## Supplied information
━━━
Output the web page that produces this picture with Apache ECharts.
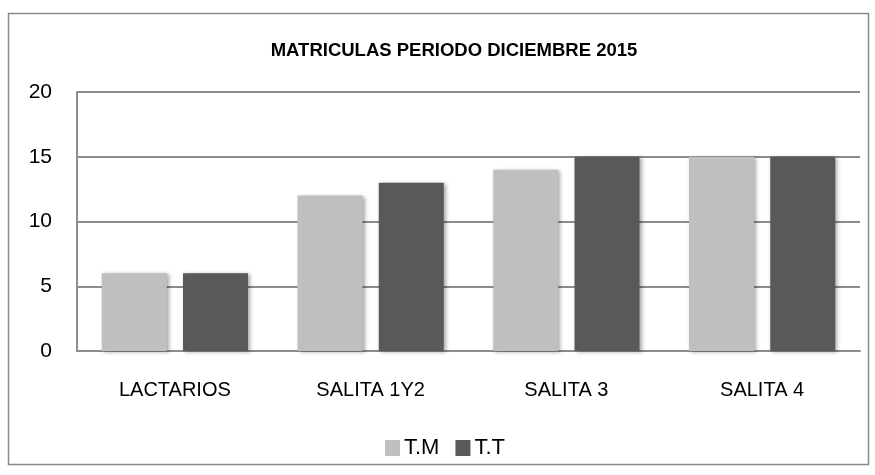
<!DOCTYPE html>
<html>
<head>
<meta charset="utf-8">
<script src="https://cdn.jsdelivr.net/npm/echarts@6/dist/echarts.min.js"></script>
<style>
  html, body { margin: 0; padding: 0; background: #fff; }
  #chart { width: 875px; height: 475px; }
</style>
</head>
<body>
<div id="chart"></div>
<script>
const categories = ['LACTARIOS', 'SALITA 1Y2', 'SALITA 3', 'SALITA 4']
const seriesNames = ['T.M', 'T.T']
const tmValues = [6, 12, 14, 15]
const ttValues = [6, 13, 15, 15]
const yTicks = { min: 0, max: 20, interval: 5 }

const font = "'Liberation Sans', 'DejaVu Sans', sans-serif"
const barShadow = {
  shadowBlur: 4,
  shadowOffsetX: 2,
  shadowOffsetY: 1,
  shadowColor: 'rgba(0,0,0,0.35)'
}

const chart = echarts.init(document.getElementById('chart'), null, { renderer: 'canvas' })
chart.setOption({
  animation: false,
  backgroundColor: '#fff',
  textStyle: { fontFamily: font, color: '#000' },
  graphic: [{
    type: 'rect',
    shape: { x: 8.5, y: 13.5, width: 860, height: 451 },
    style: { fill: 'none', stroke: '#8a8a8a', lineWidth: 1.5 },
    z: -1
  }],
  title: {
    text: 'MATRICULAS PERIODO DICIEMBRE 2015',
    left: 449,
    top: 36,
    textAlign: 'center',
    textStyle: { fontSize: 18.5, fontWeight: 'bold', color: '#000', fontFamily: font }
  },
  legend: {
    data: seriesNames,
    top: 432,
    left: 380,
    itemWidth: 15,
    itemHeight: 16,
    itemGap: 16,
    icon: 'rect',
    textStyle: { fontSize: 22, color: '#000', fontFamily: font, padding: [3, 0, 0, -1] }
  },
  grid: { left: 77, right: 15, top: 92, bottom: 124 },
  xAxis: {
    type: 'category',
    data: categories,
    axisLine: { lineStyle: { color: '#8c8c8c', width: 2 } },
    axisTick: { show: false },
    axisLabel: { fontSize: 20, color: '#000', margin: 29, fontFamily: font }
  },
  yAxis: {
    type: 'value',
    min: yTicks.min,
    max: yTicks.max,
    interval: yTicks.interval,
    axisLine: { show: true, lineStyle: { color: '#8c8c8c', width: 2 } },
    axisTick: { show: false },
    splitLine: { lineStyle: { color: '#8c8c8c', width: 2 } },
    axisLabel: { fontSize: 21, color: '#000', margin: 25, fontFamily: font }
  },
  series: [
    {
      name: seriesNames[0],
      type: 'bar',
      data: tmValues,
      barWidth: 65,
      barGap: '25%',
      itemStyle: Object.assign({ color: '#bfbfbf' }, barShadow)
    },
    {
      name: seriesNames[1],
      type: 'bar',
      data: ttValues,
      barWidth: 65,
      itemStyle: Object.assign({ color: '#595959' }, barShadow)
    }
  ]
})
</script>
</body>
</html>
━━━
## What you are asked to do
Leave out the pictures and print every line of the data exactly.

## Complete answer
Output the web page that produces this picture with Apache ECharts.
<!DOCTYPE html>
<html>
<head>
<meta charset="utf-8">
<script src="https://cdn.jsdelivr.net/npm/echarts@6/dist/echarts.min.js"></script>
<style>
  html, body { margin: 0; padding: 0; background: #fff; }
  #chart { width: 875px; height: 475px; }
</style>
</head>
<body>
<div id="chart"></div>
<script>
const categories = ['LACTARIOS', 'SALITA 1Y2', 'SALITA 3', 'SALITA 4']
const seriesNames = ['T.M', 'T.T']
const tmValues = [6, 12, 14, 15]
const ttValues = [6, 13, 15, 15]
const yTicks = { min: 0, max: 20, interval: 5 }

const font = "'Liberation Sans', 'DejaVu Sans', sans-serif"
const barShadow = {
  shadowBlur: 4,
  shadowOffsetX: 2,
  shadowOffsetY: 1,
  shadowColor: 'rgba(0,0,0,0.35)'
}

const chart = echarts.init(document.getElementById('chart'), null, { renderer: 'canvas' })
chart.setOption({
  animation: false,
  backgroundColor: '#fff',
  textStyle: { fontFamily: font, color: '#000' },
  graphic: [{
    type: 'rect',
    shape: { x: 8.5, y: 13.5, width: 860, height: 451 },
    style: { fill: 'none', stroke: '#8a8a8a', lineWidth: 1.5 },
    z: -1
  }],
  title: {
    text: 'MATRICULAS PERIODO DICIEMBRE 2015',
    left: 449,
    top: 36,
    textAlign: 'center',
    textStyle: { fontSize: 18.5, fontWeight: 'bold', color: '#000', fontFamily: font }
  },
  legend: {
    data: seriesNames,
    top: 432,
    left: 380,
    itemWidth: 15,
    itemHeight: 16,
    itemGap: 16,
    icon: 'rect',
    textStyle: { fontSize: 22, color: '#000', fontFamily: font, padding: [3, 0, 0, -1] }
  },
  grid: { left: 77, right: 15, top: 92, bottom: 124 },
  xAxis: {
    type: 'category',
    data: categories,
    axisLine: { lineStyle: { color: '#8c8c8c', width: 2 } },
    axisTick: { show: false },
    axisLabel: { fontSize: 20, color: '#000', margin: 29, fontFamily: font }
  },
  yAxis: {
    type: 'value',
    min: yTicks.min,
    max: yTicks.max,
    interval: yTicks.interval,
    axisLine: { show: true, lineStyle: { color: '#8c8c8c', width: 2 } },
    axisTick: { show: false },
    splitLine: { lineStyle: { color: '#8c8c8c', width: 2 } },
    axisLabel: { fontSize: 21, color: '#000', margin: 25, fontFamily: font }
  },
  series: [
    {
      name: seriesNames[0],
      type: 'bar',
      data: tmValues,
      barWidth: 65,
      barGap: '25%',
      itemStyle: Object.assign({ color: '#bfbfbf' }, barShadow)
    },
    {
      name: seriesNames[1],
      type: 'bar',
      data: ttValues,
      barWidth: 65,
      itemStyle: Object.assign({ color: '#595959' }, barShadow)
    }
  ]
})
</script>
</body>
</html>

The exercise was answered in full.